Most contemporary Hollywood films are completely unwatchable; behind some little embellishments and other frou-frou most boil down to being predictable, anti-intellectual, ambiguity-free moral fables of good versus evil - or in other words fairytales.
I'm not sure whether Hollywood conducted some market research back in the seventies that caused them to conclude that the public likes trite nonsense or whether the public voted for this at the box-office - perhaps a little from column A and a little from column B....
In any case I like cinema but I have for the past twenty years found very little to like in the contemporary mainstream and so older Hollywood films, art-house cinema and foreign films tend to be what I watch, I occassionally see the odd contemporary film but generally afterwards I feel like I've been over-dosed with sugar.
During the week I watched Francis Ford Coppola's 1974 film 'The Conversation' a film that is by a far measure the best thing he ever made.
I'm curious how Hollywood films often hold up a mirror to their times, The Conversation with it's warning notes on the morality of privacy and the darker potentials of surveillance is very much of it's time.
The post-Watergate U.S. had just witnessed a presidency brought down by wire-tapping and concerns regarding privacy were very much the fear of the moment.
There was a whole Orwellian concern about corporations, the government or the C.I.A. listening in to private conversations and acting on the information gleaned.
It's curious how little we care about privacy now, we have taken our parents' lace-curtains off our windows and off our lives.
Big Brother doesn't have to spy on us because we do the leg-work for him, self-mediating on our blogs, divulging our inclinations and intentions, fears and aspirations, politics and beliefs.
We equip Google with a list of the websites we visit leaving a cyber-record of our interests, our purchasing-inclinations,our political leanings, our hidden vices, our idiosyncracies.
We don't give much thought as to whether this self-divulgence could be utilised against us but of course in very particular circumstance it could; in Bangkok and China peoples blogs have landed them in gaol.
Those 'very particular circumstances' are an important disclaimer however, one of the leitmotifs of this blog has been a rejection of the Culture Of Fear -
http://en.wikipedia.org/wiki/Culture_of_fear- and a countering belief in human resourcefulness.

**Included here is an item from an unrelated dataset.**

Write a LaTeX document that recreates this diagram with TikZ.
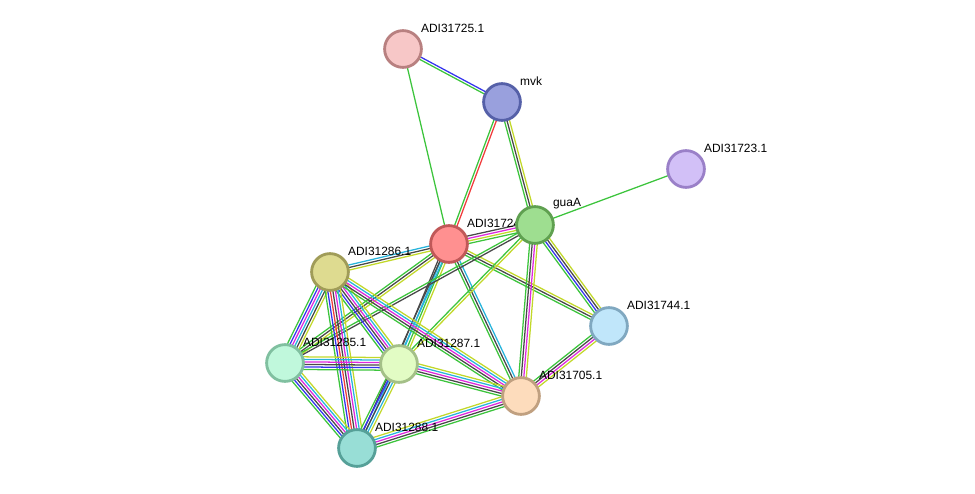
\documentclass[tikz,border=0pt]{standalone}
\usepackage{fontspec}
\setmainfont{Liberation Sans}
\usetikzlibrary{calc,backgrounds}

\definecolor{egreen}{HTML}{3CC43C}
\definecolor{ered}{HTML}{F03C3C}
\definecolor{eblue}{HTML}{3434EE}
\definecolor{ecyan}{HTML}{28B4DC}
\definecolor{emagenta}{HTML}{DE28DE}
\definecolor{eyellow}{HTML}{C2D82A}
\definecolor{eblack}{HTML}{484848}

% parallel lines between two nodes, one per evidence colour
\newcommand{\bundle}[3]{%
  \foreach \col [count=\k] in {#3} {\xdef\nlines{\k}}%
  \foreach \col [count=\k] in {#3} {%
    \pgfmathsetmacro{\off}{(\k-(\nlines+1)/2)*1.8}%
    \draw[edge,\col] ($(#1.center)!\off pt!90:(#2.center)$) -- ($(#2.center)!\off pt!-90:(#1.center)$);
  }%
}

\begin{document}
\begin{tikzpicture}[
    x=0.025cm, y=-0.025cm,
    prot/.style={circle, draw, line width=2pt, minimum size=0.92cm, inner sep=0pt},
    edge/.style={line width=0.9pt},
    tag/.style={font=\fontsize{8.5}{10}\selectfont, xshift=-0.05cm, yshift=0.525cm, inner sep=0pt}
]
\useasboundingbox (0,0) rectangle (975,494);

% Proteines
\node[prot, fill={rgb,255:red,247;green,199;blue,199}, draw={rgb,255:red,184;green,128;blue,128}, label={[tag]right:ADI31725.1}] (p725) at (403,49) {};
\node[prot, fill={rgb,255:red,153;green,160;blue,221}, draw={rgb,255:red,85;green,96;blue,168}, label={[tag]right:mvk}] (mvk) at (502,102) {};
\node[prot, fill={rgb,255:red,210;green,192;blue,247}, draw={rgb,255:red,154;green,128;blue,200}, label={[tag]right:ADI31723.1}] (p723) at (686,169) {};
\node[prot, fill={rgb,255:red,255;green,144;blue,144}, draw={rgb,255:red,192;green,88;blue,88}, label={[tag]right:ADI31724.1}] (p724) at (449,244) {};
\node[prot, fill={rgb,255:red,158;green,222;blue,144}, draw={rgb,255:red,95;green,160;blue,80}, label={[tag]right:guaA}] (guaA) at (535,225) {};
\node[prot, fill={rgb,255:red,222;green,219;blue,144}, draw={rgb,255:red,160;green,156;blue,88}, label={[tag]right:ADI31286.1}] (p286) at (330,272) {};
\node[prot, fill={rgb,255:red,192;green,230;blue,250}, draw={rgb,255:red,128;green,168;blue,192}, label={[tag]right:ADI31744.1}] (p744) at (609,326) {};
\node[prot, fill={rgb,255:red,192;green,248;blue,220}, draw={rgb,255:red,128;green,192;blue,160}, label={[tag]right:ADI31285.1}] (p285) at (285,363) {};
\node[prot, fill={rgb,255:red,226;green,252;blue,196}, draw={rgb,255:red,164;green,192;blue,136}, label={[tag]right:ADI31287.1}] (p287) at (399,364) {};
\node[prot, fill={rgb,255:red,253;green,220;blue,188}, draw={rgb,255:red,192;green,160;blue,128}, label={[tag]right:ADI31705.1}] (p705) at (521,396) {};
\node[prot, fill={rgb,255:red,152;green,222;blue,214}, draw={rgb,255:red,86;green,160;blue,152}, label={[tag]right:ADI31288.1}] (p288) at (357,448) {};

% Liens
\begin{pgfonlayer}{background}
\bundle{p725}{mvk}{egreen,eblue}
\bundle{p725}{p724}{egreen}
\bundle{mvk}{p724}{egreen,ered}
\bundle{mvk}{guaA}{egreen,eblack,eyellow}
\bundle{p723}{guaA}{egreen}
\bundle{p724}{guaA}{egreen,eyellow,emagenta,eblack}
\bundle{p724}{p286}{ecyan,eblack,eyellow}
\bundle{p724}{p744}{egreen,eblack,eyellow}
\bundle{p724}{p705}{egreen,eblack,ecyan}
\bundle{p724}{p287}{eblack,ecyan,egreen,eyellow}
\bundle{p724}{p285}{egreen,eblack,eyellow}
\bundle{p724}{p288}{eblack,ecyan}
\bundle{guaA}{p744}{egreen,eblue,eblack,eyellow}
\bundle{guaA}{p705}{egreen,eblack,emagenta,eyellow}
\bundle{guaA}{p287}{egreen,eyellow}
\bundle{guaA}{p285}{egreen,eblack}
\bundle{p744}{p705}{egreen,eblack,emagenta,eyellow}
\bundle{p286}{p285}{egreen,eblue,emagenta,ecyan,eblack,eyellow}
\bundle{p286}{p287}{egreen,eblue,eblack,emagenta,ecyan,eyellow}
\bundle{p286}{p288}{egreen,eblue,ered,eblack,emagenta,ecyan,eyellow}
\bundle{p286}{p705}{egreen,eblack,emagenta,ecyan,eyellow}
\bundle{p285}{p287}{egreen,eblue,eblack,emagenta,ecyan,eyellow}
\bundle{p285}{p288}{egreen,eblue,eblack,emagenta,ecyan,eyellow}
\bundle{p287}{p288}{egreen,eblue,eblack,ecyan,eyellow}
\bundle{p287}{p705}{egreen,eblack,emagenta,ecyan,eyellow}
\bundle{p288}{p705}{egreen,eblack,emagenta,ecyan,eyellow}
\end{pgfonlayer}

\end{tikzpicture}
\end{document}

Of course this resourcefulness can of itself be useful in subverting the online persona your right-clicking creates.
Like the Soviet spies who created false personae by joining right-wing groups within the U.S. during the Cold War it is equally easy to doctor your profile to appear as 'benign' as possible.
Or if this seems ludicrously self-defeating and you wish to opt out of the Age of Information a few key-strokes can eliminate your blog persona entirely.
Online suicide is genuinely painless.
A welcome pro-libertarian decision by the European Court Of Human Rights, the notion of keeping innocent people's DNA records on file dovetails disturbingly in with the British government's introduction of National Identity cards.
The inference of all this is that under Gordon Brown's government the concept of freedom is to protect the public from itself.
This is a deeply misanthropic smokescreen for what is in reality the creation of an - as of yet embryonic - police state.